(Work required): The material below should be written out in full and exactly; pictures stay out of the copy.

+++

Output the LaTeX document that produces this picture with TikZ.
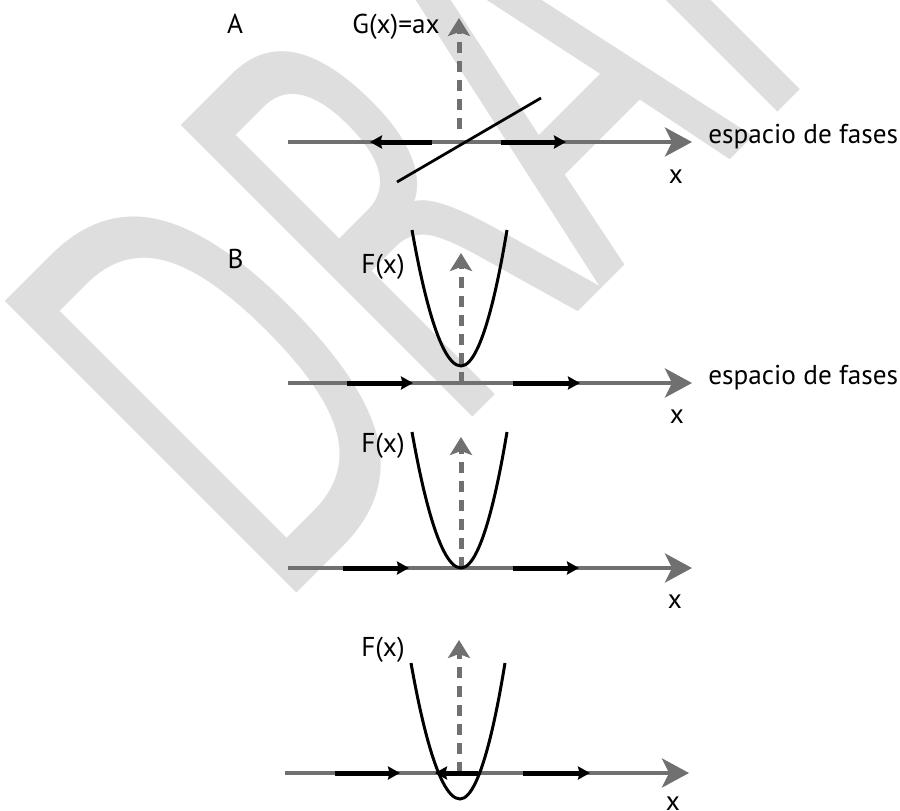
\documentclass[tikz,border=0pt]{standalone}
\usepackage{fontspec}
\setmainfont{PT Sans}
\newfontfamily\wmfont{DejaVu Sans}
\usetikzlibrary{arrows.meta}
\definecolor{axisgray}{HTML}{707070}
\definecolor{wmgray}{HTML}{DEDEDE}

\begin{document}
\begin{tikzpicture}[
  axis/.style={draw=axisgray, line width=0.08cm, -{Stealth[length=0.54cm, width=0.58cm, inset=0.14cm]}},
  flow/.style={draw=black, line width=0.1cm, -{Stealth[length=0.24cm, width=0.26cm, inset=0.03cm]}},
  vec/.style={draw=axisgray, line width=0.1cm, dash pattern=on 0.22cm off 0.16cm, -{Stealth[length=0.36cm, width=0.44cm, inset=0.08cm]}},
  curve/.style={draw=black, line width=0.06cm},
  lbl/.style={font=\fontsize{15.5}{18}\selectfont, inner sep=0pt},
  wmark/.style={font=\wmfont\fontsize{322}{322}\selectfont, text=wmgray, inner sep=0pt}
]
  \useasboundingbox (0,0) rectangle (18,-16.22);

  % --- marca de agua ---
  \node[wmark, rotate=45, xscale=0.57, anchor=base west] (wm) at (5.49,-12.31) {DRAFT};

  % --- A ---
  \node[lbl, anchor=base] (labA) at (4.70,-0.66) {A};
  \node[lbl, anchor=base east] (gA) at (8.80,-0.66) {G(x)=ax};
  \begin{scope}[yshift=-2.84cm]
    \coordinate (axA-l) at (5.76,0); \coordinate (axA-r) at (13.84,0);
    \draw[axis] (axA-l) -- (axA-r);
    \coordinate (upA-b) at (9.18,0.26); \coordinate (upA-t) at (9.18,2.48);
    \draw[vec] (upA-b) -- (upA-t);
    \foreach \a/\b [count=\k] in {8.64/7.40,10.02/11.32} {
      \coordinate (flA\k-s) at (\a,0); \coordinate (flA\k-e) at (\b,0);
      \draw[flow] (flA\k-s) -- (flA\k-e);
    }
    \coordinate (lnA-l) at (7.94,-0.80); \coordinate (lnA-r) at (10.82,0.88);
    \draw[curve, line width=0.055cm] (lnA-l) -- (lnA-r);
    \node[lbl, anchor=base west] (phA) at (14.16,-0.02) {espacio de fases};
    \node[lbl, anchor=base] (xA) at (13.52,-0.82) {x};
  \end{scope}

  % --- B ---
  \node[lbl, anchor=base] (labB) at (4.71,-5.36) {B};
  \begin{scope}[yshift=-7.66cm]
    \coordinate (axB1-l) at (5.76,0); \coordinate (axB1-r) at (13.84,0);
    \draw[axis] (axB1-l) -- (axB1-r);
    \coordinate (upB1-b) at (9.22,0); \coordinate (upB1-t) at (9.22,2.60);
    \draw[vec] (upB1-b) -- (upB1-t);
    \draw[curve] (8.24,3.06) parabola bend (9.22,0.34) (10.14,3.06);
    \foreach \a/\b [count=\k] in {6.94/8.26,10.26/11.60} {
      \coordinate (flB1\k-s) at (\a,0); \coordinate (flB1\k-e) at (\b,0);
      \draw[flow] (flB1\k-s) -- (flB1\k-e);
    }
    \node[lbl, anchor=base east] (fB1) at (8.10,2.20) {F(x)};
    \node[lbl, anchor=base west] (phB1) at (14.16,-0.02) {espacio de fases};
    \node[lbl, anchor=base] (xB1) at (13.54,-0.80) {x};
  \end{scope}

  \begin{scope}[yshift=-11.36cm]
    \coordinate (axB2-l) at (5.76,0); \coordinate (axB2-r) at (13.84,0);
    \draw[axis] (axB2-l) -- (axB2-r);
    \coordinate (upB2-b) at (9.22,0); \coordinate (upB2-t) at (9.22,2.62);
    \draw[vec] (upB2-b) -- (upB2-t);
    \draw[curve] (8.24,2.72) parabola bend (9.22,0) (10.14,2.72);
    \foreach \a/\b [count=\k] in {6.86/8.18,10.26/11.58} {
      \coordinate (flB2\k-s) at (\a,0); \coordinate (flB2\k-e) at (\b,0);
      \draw[flow] (flB2\k-s) -- (flB2\k-e);
    }
    \node[lbl, anchor=base east] (fB2) at (8.10,2.32) {F(x)};
    \node[lbl, anchor=base] (xB2) at (13.50,-0.80) {x};
  \end{scope}

  \begin{scope}[yshift=-15.46cm]
    \coordinate (axB3-l) at (5.70,0); \coordinate (axB3-r) at (13.78,0);
    \draw[axis] (axB3-l) -- (axB3-r);
    \coordinate (upB3-b) at (9.18,0); \coordinate (upB3-t) at (9.18,2.66);
    \draw[vec] (upB3-b) -- (upB3-t);
    \draw[curve] (8.22,2.20) parabola bend (9.20,-0.52) (10.10,2.20);
    \foreach \a/\b [count=\k] in {6.70/8.00,9.56/8.70,10.46/11.80} {
      \coordinate (flB3\k-s) at (\a,0); \coordinate (flB3\k-e) at (\b,0);
      \draw[flow] (flB3\k-s) -- (flB3\k-e);
    }
    \node[lbl, anchor=base east] (fB3) at (8.10,2.34) {F(x)};
    \node[lbl, anchor=base] (xB3) at (13.46,-0.74) {x};
  \end{scope}
\end{tikzpicture}
\end{document}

+++

(Result of the task):
Output the LaTeX document that produces this picture with TikZ.
\documentclass[tikz,border=0pt]{standalone}
\usepackage{fontspec}
\setmainfont{PT Sans}
\newfontfamily\wmfont{DejaVu Sans}
\usetikzlibrary{arrows.meta}
\definecolor{axisgray}{HTML}{707070}
\definecolor{wmgray}{HTML}{DEDEDE}

\begin{document}
\begin{tikzpicture}[
  axis/.style={draw=axisgray, line width=0.08cm, -{Stealth[length=0.54cm, width=0.58cm, inset=0.14cm]}},
  flow/.style={draw=black, line width=0.1cm, -{Stealth[length=0.24cm, width=0.26cm, inset=0.03cm]}},
  vec/.style={draw=axisgray, line width=0.1cm, dash pattern=on 0.22cm off 0.16cm, -{Stealth[length=0.36cm, width=0.44cm, inset=0.08cm]}},
  curve/.style={draw=black, line width=0.06cm},
  lbl/.style={font=\fontsize{15.5}{18}\selectfont, inner sep=0pt},
  wmark/.style={font=\wmfont\fontsize{322}{322}\selectfont, text=wmgray, inner sep=0pt}
]
  \useasboundingbox (0,0) rectangle (18,-16.22);

  % --- marca de agua ---
  \node[wmark, rotate=45, xscale=0.57, anchor=base west] (wm) at (5.49,-12.31) {DRAFT};

  % --- A ---
  \node[lbl, anchor=base] (labA) at (4.70,-0.66) {A};
  \node[lbl, anchor=base east] (gA) at (8.80,-0.66) {G(x)=ax};
  \begin{scope}[yshift=-2.84cm]
    \coordinate (axA-l) at (5.76,0); \coordinate (axA-r) at (13.84,0);
    \draw[axis] (axA-l) -- (axA-r);
    \coordinate (upA-b) at (9.18,0.26); \coordinate (upA-t) at (9.18,2.48);
    \draw[vec] (upA-b) -- (upA-t);
    \foreach \a/\b [count=\k] in {8.64/7.40,10.02/11.32} {
      \coordinate (flA\k-s) at (\a,0); \coordinate (flA\k-e) at (\b,0);
      \draw[flow] (flA\k-s) -- (flA\k-e);
    }
    \coordinate (lnA-l) at (7.94,-0.80); \coordinate (lnA-r) at (10.82,0.88);
    \draw[curve, line width=0.055cm] (lnA-l) -- (lnA-r);
    \node[lbl, anchor=base west] (phA) at (14.16,-0.02) {espacio de fases};
    \node[lbl, anchor=base] (xA) at (13.52,-0.82) {x};
  \end{scope}

  % --- B ---
  \node[lbl, anchor=base] (labB) at (4.71,-5.36) {B};
  \begin{scope}[yshift=-7.66cm]
    \coordinate (axB1-l) at (5.76,0); \coordinate (axB1-r) at (13.84,0);
    \draw[axis] (axB1-l) -- (axB1-r);
    \coordinate (upB1-b) at (9.22,0); \coordinate (upB1-t) at (9.22,2.60);
    \draw[vec] (upB1-b) -- (upB1-t);
    \draw[curve] (8.24,3.06) parabola bend (9.22,0.34) (10.14,3.06);
    \foreach \a/\b [count=\k] in {6.94/8.26,10.26/11.60} {
      \coordinate (flB1\k-s) at (\a,0); \coordinate (flB1\k-e) at (\b,0);
      \draw[flow] (flB1\k-s) -- (flB1\k-e);
    }
    \node[lbl, anchor=base east] (fB1) at (8.10,2.20) {F(x)};
    \node[lbl, anchor=base west] (phB1) at (14.16,-0.02) {espacio de fases};
    \node[lbl, anchor=base] (xB1) at (13.54,-0.80) {x};
  \end{scope}

  \begin{scope}[yshift=-11.36cm]
    \coordinate (axB2-l) at (5.76,0); \coordinate (axB2-r) at (13.84,0);
    \draw[axis] (axB2-l) -- (axB2-r);
    \coordinate (upB2-b) at (9.22,0); \coordinate (upB2-t) at (9.22,2.62);
    \draw[vec] (upB2-b) -- (upB2-t);
    \draw[curve] (8.24,2.72) parabola bend (9.22,0) (10.14,2.72);
    \foreach \a/\b [count=\k] in {6.86/8.18,10.26/11.58} {
      \coordinate (flB2\k-s) at (\a,0); \coordinate (flB2\k-e) at (\b,0);
      \draw[flow] (flB2\k-s) -- (flB2\k-e);
    }
    \node[lbl, anchor=base east] (fB2) at (8.10,2.32) {F(x)};
    \node[lbl, anchor=base] (xB2) at (13.50,-0.80) {x};
  \end{scope}

  \begin{scope}[yshift=-15.46cm]
    \coordinate (axB3-l) at (5.70,0); \coordinate (axB3-r) at (13.78,0);
    \draw[axis] (axB3-l) -- (axB3-r);
    \coordinate (upB3-b) at (9.18,0); \coordinate (upB3-t) at (9.18,2.66);
    \draw[vec] (upB3-b) -- (upB3-t);
    \draw[curve] (8.22,2.20) parabola bend (9.20,-0.52) (10.10,2.20);
    \foreach \a/\b [count=\k] in {6.70/8.00,9.56/8.70,10.46/11.80} {
      \coordinate (flB3\k-s) at (\a,0); \coordinate (flB3\k-e) at (\b,0);
      \draw[flow] (flB3\k-s) -- (flB3\k-e);
    }
    \node[lbl, anchor=base east] (fB3) at (8.10,2.34) {F(x)};
    \node[lbl, anchor=base] (xB3) at (13.46,-0.74) {x};
  \end{scope}
\end{tikzpicture}
\end{document}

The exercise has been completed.